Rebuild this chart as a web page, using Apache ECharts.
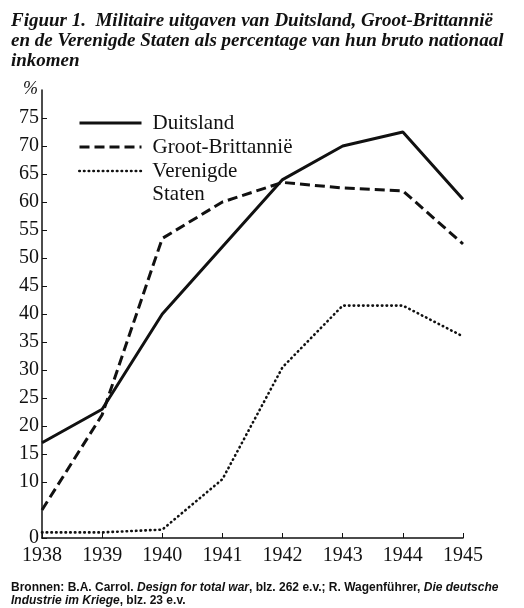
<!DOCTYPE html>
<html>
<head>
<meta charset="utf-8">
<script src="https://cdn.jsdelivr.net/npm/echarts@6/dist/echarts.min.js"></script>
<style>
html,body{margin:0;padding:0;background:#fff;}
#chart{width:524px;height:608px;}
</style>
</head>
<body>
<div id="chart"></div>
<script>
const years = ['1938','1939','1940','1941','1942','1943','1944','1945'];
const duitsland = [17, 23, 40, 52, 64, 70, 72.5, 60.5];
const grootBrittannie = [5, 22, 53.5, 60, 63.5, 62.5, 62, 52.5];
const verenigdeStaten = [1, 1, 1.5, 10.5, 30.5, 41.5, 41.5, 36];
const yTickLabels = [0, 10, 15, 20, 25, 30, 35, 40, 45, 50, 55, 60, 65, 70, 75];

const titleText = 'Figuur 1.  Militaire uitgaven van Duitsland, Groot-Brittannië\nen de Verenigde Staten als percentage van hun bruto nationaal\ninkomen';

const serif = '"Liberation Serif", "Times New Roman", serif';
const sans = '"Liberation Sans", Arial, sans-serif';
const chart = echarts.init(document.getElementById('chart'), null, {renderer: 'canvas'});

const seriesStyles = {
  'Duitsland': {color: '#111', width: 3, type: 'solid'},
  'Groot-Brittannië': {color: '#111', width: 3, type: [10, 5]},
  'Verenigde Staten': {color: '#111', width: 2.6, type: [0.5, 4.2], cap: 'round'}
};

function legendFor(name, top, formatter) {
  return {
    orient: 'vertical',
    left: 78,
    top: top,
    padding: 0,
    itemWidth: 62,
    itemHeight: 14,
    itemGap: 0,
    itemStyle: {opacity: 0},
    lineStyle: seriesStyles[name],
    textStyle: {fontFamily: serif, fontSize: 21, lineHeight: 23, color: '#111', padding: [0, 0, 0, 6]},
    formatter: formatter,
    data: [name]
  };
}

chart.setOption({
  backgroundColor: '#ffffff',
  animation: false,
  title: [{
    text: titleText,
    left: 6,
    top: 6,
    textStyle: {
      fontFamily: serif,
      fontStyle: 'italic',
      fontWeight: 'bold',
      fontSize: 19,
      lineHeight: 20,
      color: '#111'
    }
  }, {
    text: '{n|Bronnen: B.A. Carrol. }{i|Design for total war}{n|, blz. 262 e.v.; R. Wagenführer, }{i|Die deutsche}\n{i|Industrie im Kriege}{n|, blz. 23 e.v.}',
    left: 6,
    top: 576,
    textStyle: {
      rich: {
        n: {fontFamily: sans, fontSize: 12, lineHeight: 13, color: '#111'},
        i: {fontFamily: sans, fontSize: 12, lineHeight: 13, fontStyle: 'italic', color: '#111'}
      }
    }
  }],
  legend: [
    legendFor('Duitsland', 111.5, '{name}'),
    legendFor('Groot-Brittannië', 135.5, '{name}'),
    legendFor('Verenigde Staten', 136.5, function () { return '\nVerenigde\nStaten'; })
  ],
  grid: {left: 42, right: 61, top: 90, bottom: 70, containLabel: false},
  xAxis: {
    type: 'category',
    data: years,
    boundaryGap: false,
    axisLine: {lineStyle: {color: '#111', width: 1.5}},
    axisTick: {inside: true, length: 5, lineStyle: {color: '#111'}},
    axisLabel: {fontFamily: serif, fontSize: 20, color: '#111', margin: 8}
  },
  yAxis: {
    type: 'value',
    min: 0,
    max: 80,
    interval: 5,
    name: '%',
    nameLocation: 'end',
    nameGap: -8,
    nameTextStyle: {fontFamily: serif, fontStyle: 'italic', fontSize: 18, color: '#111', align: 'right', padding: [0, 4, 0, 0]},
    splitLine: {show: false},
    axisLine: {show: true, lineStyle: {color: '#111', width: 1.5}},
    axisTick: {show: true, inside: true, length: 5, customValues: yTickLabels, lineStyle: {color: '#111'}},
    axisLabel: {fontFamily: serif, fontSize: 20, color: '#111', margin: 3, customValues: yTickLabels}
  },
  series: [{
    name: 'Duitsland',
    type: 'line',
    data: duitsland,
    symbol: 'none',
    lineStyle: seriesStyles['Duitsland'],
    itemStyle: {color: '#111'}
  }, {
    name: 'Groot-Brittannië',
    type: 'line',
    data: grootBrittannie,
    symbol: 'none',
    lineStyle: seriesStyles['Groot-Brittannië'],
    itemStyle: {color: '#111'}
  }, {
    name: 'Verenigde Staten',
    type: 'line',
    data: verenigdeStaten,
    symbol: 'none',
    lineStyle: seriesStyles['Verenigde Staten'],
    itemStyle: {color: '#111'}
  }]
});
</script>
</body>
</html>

= = = =

# Given task
Starting at the top of the listing above, reproduce each line up to and including the one with "const titleText = 'Figuur"; omit the pictures.

# Solution to the problem
Rebuild this chart as a web page, using Apache ECharts.
<!DOCTYPE html>
<html>
<head>
<meta charset="utf-8">
<script src="https://cdn.jsdelivr.net/npm/echarts@6/dist/echarts.min.js"></script>
<style>
html,body{margin:0;padding:0;background:#fff;}
#chart{width:524px;height:608px;}
</style>
</head>
<body>
<div id="chart"></div>
<script>
const years = ['1938','1939','1940','1941','1942','1943','1944','1945'];
const duitsland = [17, 23, 40, 52, 64, 70, 72.5, 60.5];
const grootBrittannie = [5, 22, 53.5, 60, 63.5, 62.5, 62, 52.5];
const verenigdeStaten = [1, 1, 1.5, 10.5, 30.5, 41.5, 41.5, 36];
const yTickLabels = [0, 10, 15, 20, 25, 30, 35, 40, 45, 50, 55, 60, 65, 70, 75];

const titleText = 'Figuur 1.  Militaire uitgaven van Duitsland, Groot-Brittannië\nen de Verenigde Staten als percentage van hun bruto nationaal\ninkomen';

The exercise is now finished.